Las vacas alineadas en la vera del río tenían la mirada clavada en tanto bullicio, el cielo estaba inmaculado y pensé en la canción que tenía preparada para acompañarme, pero su ritmo se había esfumado con el frío… Recordé entonces el recital de Café Tacuba del día anterior y encontré temas para entretenerme mientras intentaba mentirme que no sentía frío. ¿De eso se trataba? ¿Había aprendido la lección?
Lo ideal era apurarme porque cada segundo de agua fría recorrido convertía las extremidades en cubitos inmóviles, con grandes chances de volverme estatua.
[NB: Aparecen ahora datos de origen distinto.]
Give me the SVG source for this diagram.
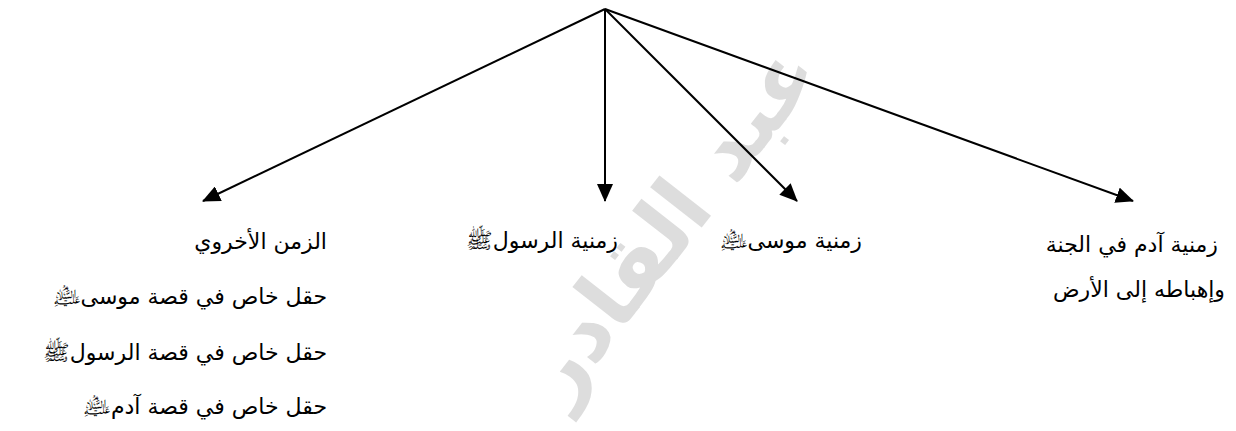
<svg xmlns="http://www.w3.org/2000/svg" width="1236" height="431" viewBox="0 0 1236 431">
<style>
.t{font-family:"DejaVu Sans","Noto Sans",sans-serif;font-size:22px;fill:#000}
.c{stroke:#000;stroke-width:2;fill:none}
.wm{font-family:"DejaVu Sans",sans-serif;font-size:86px;font-weight:bold;fill:#cfcfcf;opacity:0.7}
</style>
<defs>
<marker id="ah" viewBox="0 0 18 16" refX="17" refY="8" markerWidth="18" markerHeight="16" markerUnits="userSpaceOnUse" orient="auto">
<path d="M0,0 L18,8 L0,16 Z" fill="#000"/>
</marker>
</defs>
<rect width="1236" height="431" fill="#fff"/>
<g id="watermark">
<text class="wm" x="692" y="240" text-anchor="middle" transform="rotate(-52 692 240)" direction="rtl">عبد القادر</text>
</g>
<g id="connectors">
<line class="c" x1="605" y1="9" x2="203" y2="201" marker-end="url(#ah)"/>
<line class="c" x1="605" y1="9" x2="605" y2="201" marker-end="url(#ah)"/>
<line class="c" x1="605" y1="9" x2="797" y2="201" marker-end="url(#ah)"/>
<line class="c" x1="605" y1="9" x2="1133" y2="201" marker-end="url(#ah)"/>
</g>
<g id="node-ukhrawi">
<text class="t" x="327" y="249" direction="rtl" text-anchor="start">الزمن الأخروي</text>
<text class="t" x="327" y="304" direction="rtl" text-anchor="start">حقل خاص في قصة موسى﵇</text>
<text class="t" x="327" y="360" direction="rtl" text-anchor="start">حقل خاص في قصة الرسولﷺ</text>
<text class="t" x="327" y="414" direction="rtl" text-anchor="start">حقل خاص في  قصة آدم﵇</text>
</g>
<g id="node-rasul">
<text class="t" x="618" y="248" direction="rtl" text-anchor="start">زمنية الرسولﷺ</text>
</g>
<g id="node-musa">
<text class="t" x="862" y="248" direction="rtl" text-anchor="start">زمنية موسى﵇</text>
</g>
<g id="node-adam">
<text class="t" x="1218" y="252" direction="rtl" text-anchor="start">زمنية آدم في الجنة</text>
<text class="t" x="1225" y="297" direction="rtl" text-anchor="start">وإهباطه إلى الأرض</text>
</g>
</svg>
Más allá de la temperatura, la carrera se presentó sin sobresaltos, con energía y mucha fuerza mental. Cuando comencé a sentir la vibración que genera tanto braceo simultáneo me di cuenta que los varones estaban próximos. Una chica de gorro amarillo braceó con la cabeza afuera un rato y logré preguntarle si el tumulto que se veía próximo era el fin del recorrido. Se puso eufórica al afirmarlo, entonces apuré mi pasada y activé el modo “sprint final”.
Al llegar nos esperaban varios ayudantes para enderezar el cuerpo y recordé la advertencia del organizador quien, en la charla técnica, nos había pedido mucha atención al pisar el terreno “rústico” de la llegada. Las lluvias de los días previos no habían permitido la descarga de arena para facilitar nuestra salida sin lastimarnos. Sentí como cuando uno va a comer a Palermo, donde una milanesa con fritas puede pasar a convertirse en “tiernos medallones de lomo envueltos en finas hierbas acompañados por papas rústicas”, tan sólo porque nadie las quiso pelar… Aplaudo la picardía, a pesar de que mi rodilla se abrió en dos al trastabillar en la salida.
El arco inflable cantaba un sonido de chicharra ante cada pisada de un nadador, previo al menú de recepción que invitaba con leche, cereales y frutas cortadas para degustar. Logré probar unos cuantos copos antes de que mis brazos, que se movían descontrolados, tiraran todo al pasto.
La mayoría sufrió con el frío y esta vez no fui la única que penó por su carne magra. Los micros y camiones vinieron en nuestra búsqueda para dar por finalizado, otro año más, un desafío que nos motiva para seguir braceando cada vez mejor.